# GIVEN TASK:
Give an exact copy of every line, leaving images out.

# Plotting code records:
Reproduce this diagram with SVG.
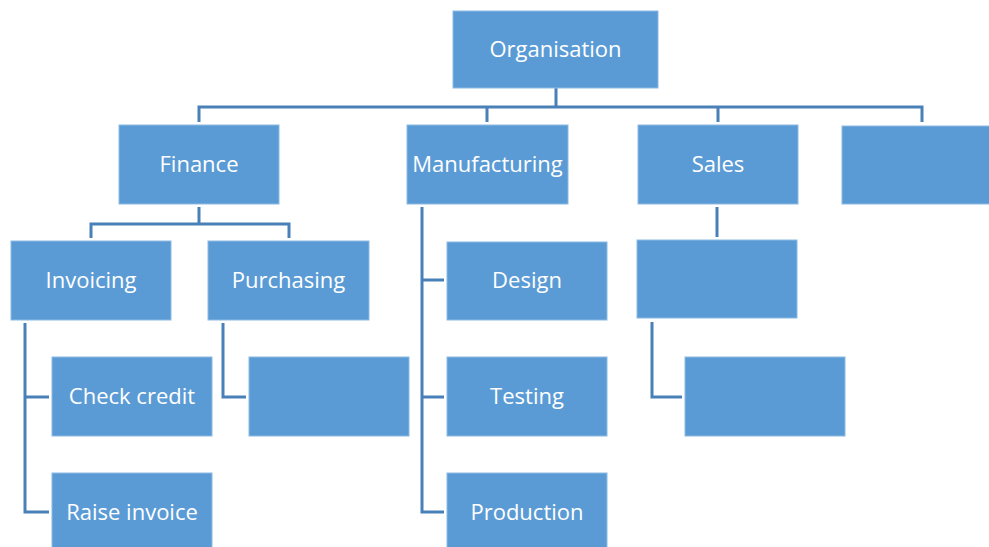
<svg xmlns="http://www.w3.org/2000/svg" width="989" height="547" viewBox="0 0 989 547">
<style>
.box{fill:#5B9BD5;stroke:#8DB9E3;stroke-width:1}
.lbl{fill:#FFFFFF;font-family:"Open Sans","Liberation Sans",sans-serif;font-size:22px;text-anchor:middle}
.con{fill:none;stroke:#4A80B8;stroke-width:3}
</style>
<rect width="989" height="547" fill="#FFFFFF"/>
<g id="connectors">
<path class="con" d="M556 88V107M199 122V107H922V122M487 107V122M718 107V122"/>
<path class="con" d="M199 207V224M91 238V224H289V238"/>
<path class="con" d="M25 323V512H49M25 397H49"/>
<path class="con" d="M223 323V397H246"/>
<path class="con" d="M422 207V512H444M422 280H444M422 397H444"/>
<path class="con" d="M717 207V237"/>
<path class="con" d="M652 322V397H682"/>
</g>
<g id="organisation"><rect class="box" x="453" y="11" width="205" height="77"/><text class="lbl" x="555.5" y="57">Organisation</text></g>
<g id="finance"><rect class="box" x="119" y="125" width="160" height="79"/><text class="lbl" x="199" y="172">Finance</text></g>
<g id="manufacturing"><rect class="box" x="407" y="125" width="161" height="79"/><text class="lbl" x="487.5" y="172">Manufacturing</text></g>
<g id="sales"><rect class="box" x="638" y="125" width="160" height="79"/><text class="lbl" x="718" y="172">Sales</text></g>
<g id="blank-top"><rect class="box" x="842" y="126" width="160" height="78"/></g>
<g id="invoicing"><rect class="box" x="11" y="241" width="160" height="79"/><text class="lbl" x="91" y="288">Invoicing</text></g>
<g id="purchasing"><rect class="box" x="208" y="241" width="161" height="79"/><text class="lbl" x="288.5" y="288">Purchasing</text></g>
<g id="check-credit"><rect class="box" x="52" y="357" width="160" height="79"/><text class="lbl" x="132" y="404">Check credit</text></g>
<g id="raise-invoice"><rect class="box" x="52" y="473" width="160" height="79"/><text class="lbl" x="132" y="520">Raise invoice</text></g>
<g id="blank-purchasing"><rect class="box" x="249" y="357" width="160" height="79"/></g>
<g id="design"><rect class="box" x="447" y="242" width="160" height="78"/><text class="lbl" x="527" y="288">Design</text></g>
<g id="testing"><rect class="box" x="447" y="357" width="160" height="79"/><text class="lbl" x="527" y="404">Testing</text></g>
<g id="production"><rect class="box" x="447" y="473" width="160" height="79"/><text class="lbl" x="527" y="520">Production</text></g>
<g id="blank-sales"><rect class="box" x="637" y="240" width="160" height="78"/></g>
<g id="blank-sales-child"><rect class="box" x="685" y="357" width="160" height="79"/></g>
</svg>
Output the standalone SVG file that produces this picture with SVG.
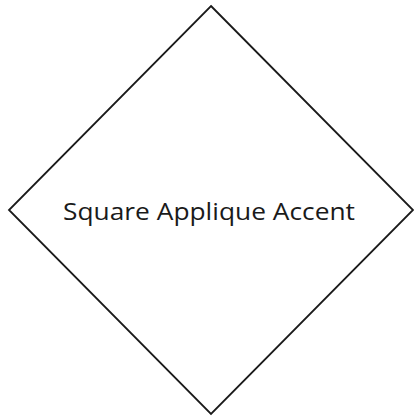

# RIGHT ANSWER:
Reproduce this diagram with SVG.
<svg xmlns="http://www.w3.org/2000/svg" width="989" height="547" viewBox="0 0 989 547">
<style>
.box{fill:#5B9BD5;stroke:#8DB9E3;stroke-width:1}
.lbl{fill:#FFFFFF;font-family:"Open Sans","Liberation Sans",sans-serif;font-size:22px;text-anchor:middle}
.con{fill:none;stroke:#4A80B8;stroke-width:3}
</style>
<rect width="989" height="547" fill="#FFFFFF"/>
<g id="connectors">
<path class="con" d="M556 88V107M199 122V107H922V122M487 107V122M718 107V122"/>
<path class="con" d="M199 207V224M91 238V224H289V238"/>
<path class="con" d="M25 323V512H49M25 397H49"/>
<path class="con" d="M223 323V397H246"/>
<path class="con" d="M422 207V512H444M422 280H444M422 397H444"/>
<path class="con" d="M717 207V237"/>
<path class="con" d="M652 322V397H682"/>
</g>
<g id="organisation"><rect class="box" x="453" y="11" width="205" height="77"/><text class="lbl" x="555.5" y="57">Organisation</text></g>
<g id="finance"><rect class="box" x="119" y="125" width="160" height="79"/><text class="lbl" x="199" y="172">Finance</text></g>
<g id="manufacturing"><rect class="box" x="407" y="125" width="161" height="79"/><text class="lbl" x="487.5" y="172">Manufacturing</text></g>
<g id="sales"><rect class="box" x="638" y="125" width="160" height="79"/><text class="lbl" x="718" y="172">Sales</text></g>
<g id="blank-top"><rect class="box" x="842" y="126" width="160" height="78"/></g>
<g id="invoicing"><rect class="box" x="11" y="241" width="160" height="79"/><text class="lbl" x="91" y="288">Invoicing</text></g>
<g id="purchasing"><rect class="box" x="208" y="241" width="161" height="79"/><text class="lbl" x="288.5" y="288">Purchasing</text></g>
<g id="check-credit"><rect class="box" x="52" y="357" width="160" height="79"/><text class="lbl" x="132" y="404">Check credit</text></g>
<g id="raise-invoice"><rect class="box" x="52" y="473" width="160" height="79"/><text class="lbl" x="132" y="520">Raise invoice</text></g>
<g id="blank-purchasing"><rect class="box" x="249" y="357" width="160" height="79"/></g>
<g id="design"><rect class="box" x="447" y="242" width="160" height="78"/><text class="lbl" x="527" y="288">Design</text></g>
<g id="testing"><rect class="box" x="447" y="357" width="160" height="79"/><text class="lbl" x="527" y="404">Testing</text></g>
<g id="production"><rect class="box" x="447" y="473" width="160" height="79"/><text class="lbl" x="527" y="520">Production</text></g>
<g id="blank-sales"><rect class="box" x="637" y="240" width="160" height="78"/></g>
<g id="blank-sales-child"><rect class="box" x="685" y="357" width="160" height="79"/></g>
</svg>
Output the standalone SVG file that produces this picture with SVG.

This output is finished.